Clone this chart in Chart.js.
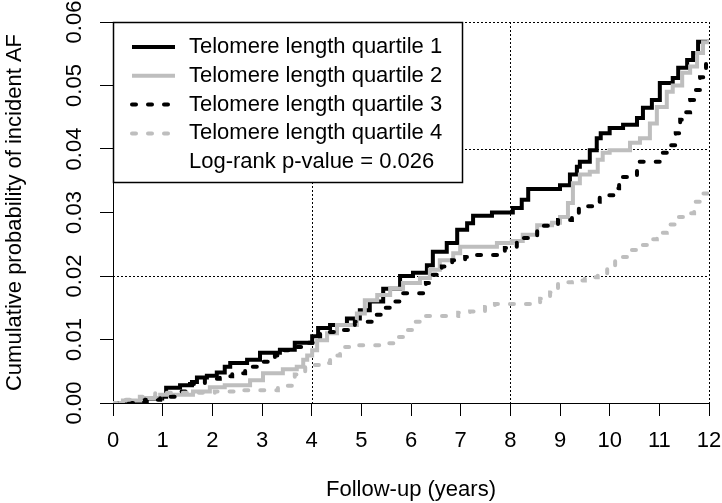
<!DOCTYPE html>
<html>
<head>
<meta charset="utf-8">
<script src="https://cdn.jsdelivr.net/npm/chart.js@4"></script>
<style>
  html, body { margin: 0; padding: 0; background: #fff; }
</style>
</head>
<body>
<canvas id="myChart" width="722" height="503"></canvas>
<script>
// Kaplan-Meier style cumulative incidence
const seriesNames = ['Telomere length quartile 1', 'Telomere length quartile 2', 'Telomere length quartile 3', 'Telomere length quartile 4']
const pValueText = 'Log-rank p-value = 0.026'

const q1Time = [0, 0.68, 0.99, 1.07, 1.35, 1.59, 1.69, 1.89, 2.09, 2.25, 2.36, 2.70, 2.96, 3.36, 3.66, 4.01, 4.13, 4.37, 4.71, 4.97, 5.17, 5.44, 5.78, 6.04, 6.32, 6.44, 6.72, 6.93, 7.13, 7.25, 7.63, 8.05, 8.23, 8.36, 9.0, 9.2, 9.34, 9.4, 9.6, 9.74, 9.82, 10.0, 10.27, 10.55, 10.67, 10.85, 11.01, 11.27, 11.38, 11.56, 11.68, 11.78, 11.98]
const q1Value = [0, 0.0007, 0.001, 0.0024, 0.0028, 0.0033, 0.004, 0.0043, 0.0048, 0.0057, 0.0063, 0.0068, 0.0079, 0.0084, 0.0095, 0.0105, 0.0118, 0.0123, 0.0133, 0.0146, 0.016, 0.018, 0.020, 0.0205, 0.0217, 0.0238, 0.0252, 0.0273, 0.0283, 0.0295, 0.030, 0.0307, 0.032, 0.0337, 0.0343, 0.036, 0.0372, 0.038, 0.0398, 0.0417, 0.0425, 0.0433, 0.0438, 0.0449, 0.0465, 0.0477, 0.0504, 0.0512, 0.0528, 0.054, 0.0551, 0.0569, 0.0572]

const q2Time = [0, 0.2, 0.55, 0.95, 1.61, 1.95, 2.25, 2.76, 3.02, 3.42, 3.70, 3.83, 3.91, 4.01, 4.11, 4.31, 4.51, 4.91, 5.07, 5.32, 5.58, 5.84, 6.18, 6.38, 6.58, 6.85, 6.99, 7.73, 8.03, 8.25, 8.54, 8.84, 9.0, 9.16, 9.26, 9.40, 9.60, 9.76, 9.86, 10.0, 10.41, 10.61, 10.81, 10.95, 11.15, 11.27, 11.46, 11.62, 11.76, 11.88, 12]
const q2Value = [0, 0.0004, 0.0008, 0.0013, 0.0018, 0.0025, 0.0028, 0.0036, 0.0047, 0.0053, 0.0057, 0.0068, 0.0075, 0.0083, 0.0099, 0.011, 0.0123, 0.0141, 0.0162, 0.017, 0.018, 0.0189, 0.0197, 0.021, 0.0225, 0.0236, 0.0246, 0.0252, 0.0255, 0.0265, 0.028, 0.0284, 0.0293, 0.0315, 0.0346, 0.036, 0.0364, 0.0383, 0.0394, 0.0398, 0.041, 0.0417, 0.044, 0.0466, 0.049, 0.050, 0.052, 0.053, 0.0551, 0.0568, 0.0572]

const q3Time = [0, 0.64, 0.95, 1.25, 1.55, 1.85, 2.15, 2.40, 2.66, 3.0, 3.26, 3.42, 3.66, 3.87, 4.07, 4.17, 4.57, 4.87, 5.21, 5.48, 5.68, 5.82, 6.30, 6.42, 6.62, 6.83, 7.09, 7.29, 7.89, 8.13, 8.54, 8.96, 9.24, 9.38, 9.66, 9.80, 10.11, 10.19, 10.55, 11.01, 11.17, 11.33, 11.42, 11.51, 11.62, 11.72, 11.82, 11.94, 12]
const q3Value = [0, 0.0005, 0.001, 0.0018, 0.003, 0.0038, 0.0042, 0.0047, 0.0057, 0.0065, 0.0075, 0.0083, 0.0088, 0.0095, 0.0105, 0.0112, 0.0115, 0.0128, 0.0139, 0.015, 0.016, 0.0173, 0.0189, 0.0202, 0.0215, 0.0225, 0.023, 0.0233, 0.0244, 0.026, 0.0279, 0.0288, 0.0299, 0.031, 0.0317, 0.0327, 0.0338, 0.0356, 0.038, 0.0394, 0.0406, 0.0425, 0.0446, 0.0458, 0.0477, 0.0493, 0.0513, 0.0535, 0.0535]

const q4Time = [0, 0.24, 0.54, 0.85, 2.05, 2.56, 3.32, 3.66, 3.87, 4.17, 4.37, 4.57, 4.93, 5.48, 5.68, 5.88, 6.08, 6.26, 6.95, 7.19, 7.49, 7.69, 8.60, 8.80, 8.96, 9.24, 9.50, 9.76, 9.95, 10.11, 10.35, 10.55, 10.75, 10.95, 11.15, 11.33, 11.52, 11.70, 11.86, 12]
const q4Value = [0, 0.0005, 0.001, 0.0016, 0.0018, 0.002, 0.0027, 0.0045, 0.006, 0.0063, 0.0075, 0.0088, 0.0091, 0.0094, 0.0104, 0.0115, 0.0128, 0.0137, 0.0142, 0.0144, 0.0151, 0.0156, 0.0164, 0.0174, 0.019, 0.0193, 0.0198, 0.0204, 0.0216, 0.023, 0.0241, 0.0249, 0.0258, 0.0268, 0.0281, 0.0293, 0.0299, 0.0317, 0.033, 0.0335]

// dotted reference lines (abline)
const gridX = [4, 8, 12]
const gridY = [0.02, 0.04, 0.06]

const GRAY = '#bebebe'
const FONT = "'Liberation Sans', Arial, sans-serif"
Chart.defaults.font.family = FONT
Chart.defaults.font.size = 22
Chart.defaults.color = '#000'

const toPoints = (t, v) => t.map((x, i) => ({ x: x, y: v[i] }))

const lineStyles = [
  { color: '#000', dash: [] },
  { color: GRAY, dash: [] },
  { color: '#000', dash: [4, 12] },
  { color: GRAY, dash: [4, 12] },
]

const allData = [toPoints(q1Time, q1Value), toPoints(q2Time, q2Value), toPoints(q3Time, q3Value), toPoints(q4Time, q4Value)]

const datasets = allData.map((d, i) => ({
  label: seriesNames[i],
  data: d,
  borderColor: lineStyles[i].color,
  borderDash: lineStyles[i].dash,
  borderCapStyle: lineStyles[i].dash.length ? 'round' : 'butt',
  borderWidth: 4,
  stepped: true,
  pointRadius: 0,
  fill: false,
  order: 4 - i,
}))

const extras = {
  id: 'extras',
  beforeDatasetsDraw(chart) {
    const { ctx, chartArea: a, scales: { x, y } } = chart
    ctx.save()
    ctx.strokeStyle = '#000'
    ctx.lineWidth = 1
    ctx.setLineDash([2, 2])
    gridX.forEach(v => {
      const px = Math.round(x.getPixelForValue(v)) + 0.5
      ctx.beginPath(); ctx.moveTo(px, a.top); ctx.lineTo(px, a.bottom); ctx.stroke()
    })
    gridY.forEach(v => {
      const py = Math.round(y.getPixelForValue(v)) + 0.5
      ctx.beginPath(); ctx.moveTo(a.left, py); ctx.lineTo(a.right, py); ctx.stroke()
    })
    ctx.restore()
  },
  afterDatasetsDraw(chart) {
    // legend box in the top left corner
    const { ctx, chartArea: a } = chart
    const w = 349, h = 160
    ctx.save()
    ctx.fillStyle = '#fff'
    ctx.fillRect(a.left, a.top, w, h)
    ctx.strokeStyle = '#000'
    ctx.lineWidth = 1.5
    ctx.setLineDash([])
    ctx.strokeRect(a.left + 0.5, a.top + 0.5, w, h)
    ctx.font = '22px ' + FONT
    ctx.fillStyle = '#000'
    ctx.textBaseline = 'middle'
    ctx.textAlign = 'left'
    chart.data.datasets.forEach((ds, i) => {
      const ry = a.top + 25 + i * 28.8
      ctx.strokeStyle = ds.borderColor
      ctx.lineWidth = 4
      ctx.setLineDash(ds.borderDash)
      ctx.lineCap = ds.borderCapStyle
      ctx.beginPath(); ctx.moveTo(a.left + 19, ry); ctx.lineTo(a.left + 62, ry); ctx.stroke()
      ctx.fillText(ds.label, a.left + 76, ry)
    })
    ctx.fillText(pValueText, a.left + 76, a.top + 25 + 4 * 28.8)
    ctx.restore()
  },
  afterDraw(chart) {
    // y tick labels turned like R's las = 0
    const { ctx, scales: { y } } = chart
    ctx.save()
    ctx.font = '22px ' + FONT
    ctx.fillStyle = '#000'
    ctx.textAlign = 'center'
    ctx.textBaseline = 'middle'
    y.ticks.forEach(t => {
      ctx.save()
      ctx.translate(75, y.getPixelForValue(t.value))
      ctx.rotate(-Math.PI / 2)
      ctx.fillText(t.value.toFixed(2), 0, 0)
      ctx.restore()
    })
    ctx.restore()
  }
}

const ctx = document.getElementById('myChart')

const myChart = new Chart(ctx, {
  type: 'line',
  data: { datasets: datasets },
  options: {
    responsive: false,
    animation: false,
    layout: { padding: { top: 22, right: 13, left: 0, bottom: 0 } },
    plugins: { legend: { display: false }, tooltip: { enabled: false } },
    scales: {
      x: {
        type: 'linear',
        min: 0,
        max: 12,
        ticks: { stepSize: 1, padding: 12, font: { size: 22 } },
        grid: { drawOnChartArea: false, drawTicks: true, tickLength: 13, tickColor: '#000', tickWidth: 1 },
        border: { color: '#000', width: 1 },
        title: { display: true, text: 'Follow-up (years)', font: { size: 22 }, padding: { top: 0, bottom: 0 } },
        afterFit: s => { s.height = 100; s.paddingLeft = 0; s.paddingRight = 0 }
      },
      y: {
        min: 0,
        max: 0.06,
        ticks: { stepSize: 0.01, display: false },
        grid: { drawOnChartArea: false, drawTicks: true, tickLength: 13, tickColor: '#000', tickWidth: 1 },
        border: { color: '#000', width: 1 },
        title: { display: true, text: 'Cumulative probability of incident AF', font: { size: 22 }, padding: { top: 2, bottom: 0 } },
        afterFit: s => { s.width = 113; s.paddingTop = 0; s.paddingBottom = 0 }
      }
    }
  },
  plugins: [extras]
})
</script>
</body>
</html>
☆ ☆ ☆ ☆ ☆
Give again exactly the lines running from the beginning of the material above through the line that contains "0.0551, 0.0569, 0.0572]", and leave out every picture.

Clone this chart in Chart.js.
<!DOCTYPE html>
<html>
<head>
<meta charset="utf-8">
<script src="https://cdn.jsdelivr.net/npm/chart.js@4"></script>
<style>
  html, body { margin: 0; padding: 0; background: #fff; }
</style>
</head>
<body>
<canvas id="myChart" width="722" height="503"></canvas>
<script>
// Kaplan-Meier style cumulative incidence
const seriesNames = ['Telomere length quartile 1', 'Telomere length quartile 2', 'Telomere length quartile 3', 'Telomere length quartile 4']
const pValueText = 'Log-rank p-value = 0.026'

const q1Time = [0, 0.68, 0.99, 1.07, 1.35, 1.59, 1.69, 1.89, 2.09, 2.25, 2.36, 2.70, 2.96, 3.36, 3.66, 4.01, 4.13, 4.37, 4.71, 4.97, 5.17, 5.44, 5.78, 6.04, 6.32, 6.44, 6.72, 6.93, 7.13, 7.25, 7.63, 8.05, 8.23, 8.36, 9.0, 9.2, 9.34, 9.4, 9.6, 9.74, 9.82, 10.0, 10.27, 10.55, 10.67, 10.85, 11.01, 11.27, 11.38, 11.56, 11.68, 11.78, 11.98]
const q1Value = [0, 0.0007, 0.001, 0.0024, 0.0028, 0.0033, 0.004, 0.0043, 0.0048, 0.0057, 0.0063, 0.0068, 0.0079, 0.0084, 0.0095, 0.0105, 0.0118, 0.0123, 0.0133, 0.0146, 0.016, 0.018, 0.020, 0.0205, 0.0217, 0.0238, 0.0252, 0.0273, 0.0283, 0.0295, 0.030, 0.0307, 0.032, 0.0337, 0.0343, 0.036, 0.0372, 0.038, 0.0398, 0.0417, 0.0425, 0.0433, 0.0438, 0.0449, 0.0465, 0.0477, 0.0504, 0.0512, 0.0528, 0.054, 0.0551, 0.0569, 0.0572]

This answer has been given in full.